[Part of a data file]
┄┄┄┄┄┄
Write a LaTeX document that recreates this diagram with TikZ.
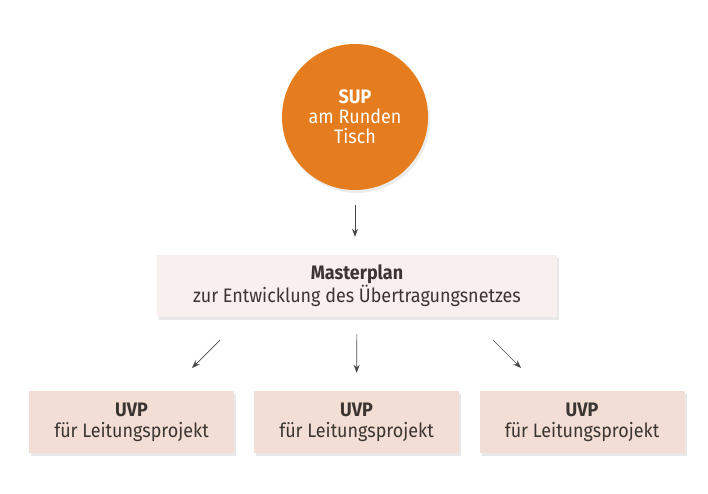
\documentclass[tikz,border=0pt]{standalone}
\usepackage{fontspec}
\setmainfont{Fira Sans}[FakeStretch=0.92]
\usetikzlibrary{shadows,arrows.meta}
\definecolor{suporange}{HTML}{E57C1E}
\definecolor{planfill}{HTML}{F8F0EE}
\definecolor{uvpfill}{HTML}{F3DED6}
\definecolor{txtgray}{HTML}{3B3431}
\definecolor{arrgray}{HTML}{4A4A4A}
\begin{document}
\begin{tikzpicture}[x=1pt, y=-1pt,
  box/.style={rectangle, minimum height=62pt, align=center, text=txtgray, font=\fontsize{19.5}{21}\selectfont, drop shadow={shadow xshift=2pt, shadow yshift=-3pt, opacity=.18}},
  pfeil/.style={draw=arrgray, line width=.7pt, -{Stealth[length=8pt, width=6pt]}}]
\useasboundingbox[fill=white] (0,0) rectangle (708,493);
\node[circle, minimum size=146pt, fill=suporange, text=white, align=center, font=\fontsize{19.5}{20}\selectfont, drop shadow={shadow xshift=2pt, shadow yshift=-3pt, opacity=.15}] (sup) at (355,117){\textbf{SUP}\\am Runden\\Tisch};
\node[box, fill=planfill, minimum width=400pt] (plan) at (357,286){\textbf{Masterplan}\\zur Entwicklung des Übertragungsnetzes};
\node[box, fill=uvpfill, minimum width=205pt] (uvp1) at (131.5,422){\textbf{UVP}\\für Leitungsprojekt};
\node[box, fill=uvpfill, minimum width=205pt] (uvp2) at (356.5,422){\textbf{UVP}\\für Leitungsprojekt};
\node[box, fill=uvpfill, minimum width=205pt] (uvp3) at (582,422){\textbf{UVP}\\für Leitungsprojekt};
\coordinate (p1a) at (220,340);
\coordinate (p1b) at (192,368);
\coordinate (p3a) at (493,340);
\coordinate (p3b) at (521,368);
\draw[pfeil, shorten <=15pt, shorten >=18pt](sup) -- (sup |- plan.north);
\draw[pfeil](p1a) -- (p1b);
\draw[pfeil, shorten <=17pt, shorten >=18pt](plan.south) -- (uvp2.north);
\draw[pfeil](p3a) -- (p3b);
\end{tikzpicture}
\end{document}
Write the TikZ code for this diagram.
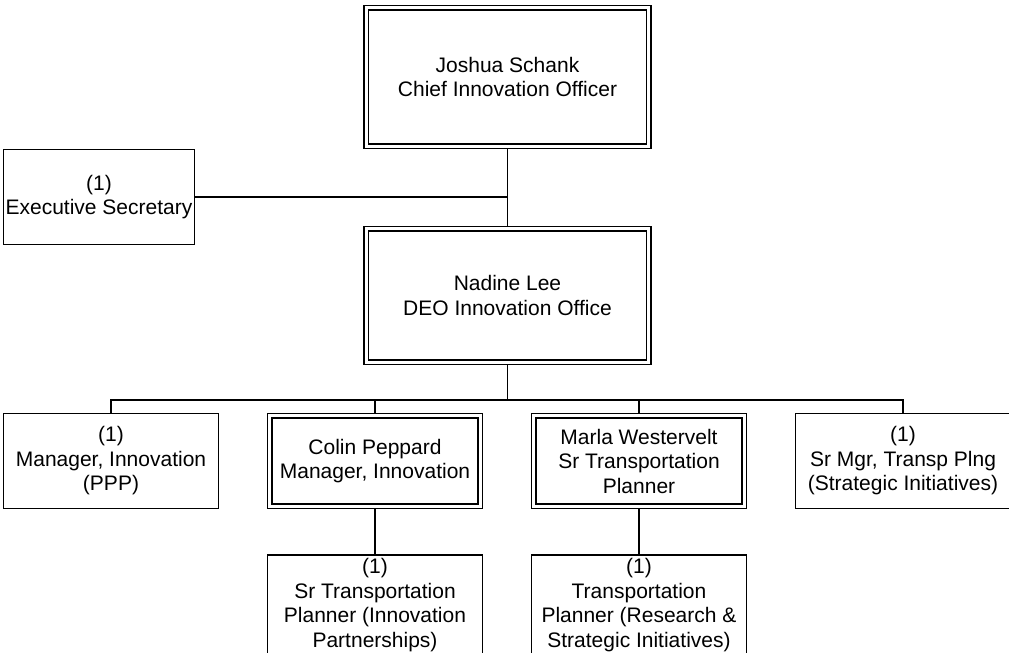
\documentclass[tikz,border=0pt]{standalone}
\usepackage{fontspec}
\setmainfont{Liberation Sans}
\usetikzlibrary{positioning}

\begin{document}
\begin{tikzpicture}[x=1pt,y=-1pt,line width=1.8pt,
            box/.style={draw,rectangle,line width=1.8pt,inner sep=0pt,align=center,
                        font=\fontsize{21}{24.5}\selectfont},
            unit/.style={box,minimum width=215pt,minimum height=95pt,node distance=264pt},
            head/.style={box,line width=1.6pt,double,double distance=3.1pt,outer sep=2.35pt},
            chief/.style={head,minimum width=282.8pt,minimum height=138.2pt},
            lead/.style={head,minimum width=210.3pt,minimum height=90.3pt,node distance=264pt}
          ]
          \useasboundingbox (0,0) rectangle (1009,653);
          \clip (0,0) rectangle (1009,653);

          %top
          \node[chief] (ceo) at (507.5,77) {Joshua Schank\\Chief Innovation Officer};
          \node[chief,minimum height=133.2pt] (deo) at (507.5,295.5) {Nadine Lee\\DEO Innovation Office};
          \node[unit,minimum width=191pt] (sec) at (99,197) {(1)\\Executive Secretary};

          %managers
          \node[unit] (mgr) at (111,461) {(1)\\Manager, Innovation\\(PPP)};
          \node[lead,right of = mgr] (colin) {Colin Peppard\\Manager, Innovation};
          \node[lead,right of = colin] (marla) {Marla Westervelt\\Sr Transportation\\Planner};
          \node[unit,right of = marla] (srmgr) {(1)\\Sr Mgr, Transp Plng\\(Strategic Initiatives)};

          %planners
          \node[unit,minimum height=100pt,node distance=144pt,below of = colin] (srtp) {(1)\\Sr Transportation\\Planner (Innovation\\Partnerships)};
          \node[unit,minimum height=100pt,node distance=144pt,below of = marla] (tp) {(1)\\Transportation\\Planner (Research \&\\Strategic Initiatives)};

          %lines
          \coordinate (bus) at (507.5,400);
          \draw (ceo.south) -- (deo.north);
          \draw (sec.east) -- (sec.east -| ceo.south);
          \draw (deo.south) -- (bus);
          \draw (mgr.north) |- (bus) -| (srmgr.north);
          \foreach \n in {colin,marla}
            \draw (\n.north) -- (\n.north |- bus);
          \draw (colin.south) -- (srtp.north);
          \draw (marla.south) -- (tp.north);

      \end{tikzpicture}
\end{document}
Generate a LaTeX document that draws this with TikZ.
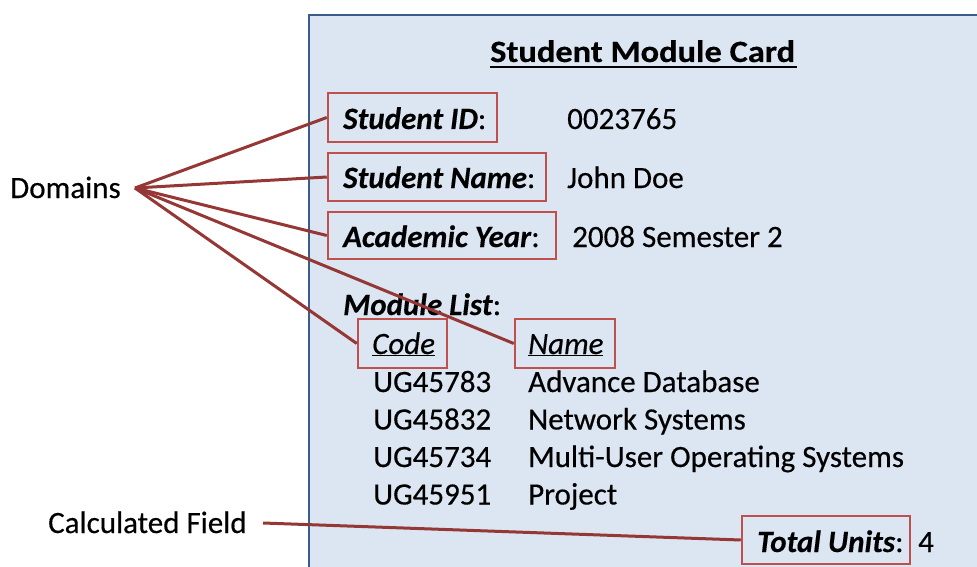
┄┄┄┄┄┄
Short exercise: Above are some records; quote exactly and only the lines that begin at the line containing "Write the TikZ code for this diagram." and stop after the line containing "width=191pt] (sec) at", leaving out the pictures.

Complete output:
Write the TikZ code for this diagram.
\documentclass[tikz,border=0pt]{standalone}
\usepackage{fontspec}
\setmainfont{Liberation Sans}
\usetikzlibrary{positioning}

\begin{document}
\begin{tikzpicture}[x=1pt,y=-1pt,line width=1.8pt,
            box/.style={draw,rectangle,line width=1.8pt,inner sep=0pt,align=center,
                        font=\fontsize{21}{24.5}\selectfont},
            unit/.style={box,minimum width=215pt,minimum height=95pt,node distance=264pt},
            head/.style={box,line width=1.6pt,double,double distance=3.1pt,outer sep=2.35pt},
            chief/.style={head,minimum width=282.8pt,minimum height=138.2pt},
            lead/.style={head,minimum width=210.3pt,minimum height=90.3pt,node distance=264pt}
          ]
          \useasboundingbox (0,0) rectangle (1009,653);
          \clip (0,0) rectangle (1009,653);

          %top
          \node[chief] (ceo) at (507.5,77) {Joshua Schank\\Chief Innovation Officer};
          \node[chief,minimum height=133.2pt] (deo) at (507.5,295.5) {Nadine Lee\\DEO Innovation Office};
          \node[unit,minimum width=191pt] (sec) at (99,197) {(1)\\Executive Secretary};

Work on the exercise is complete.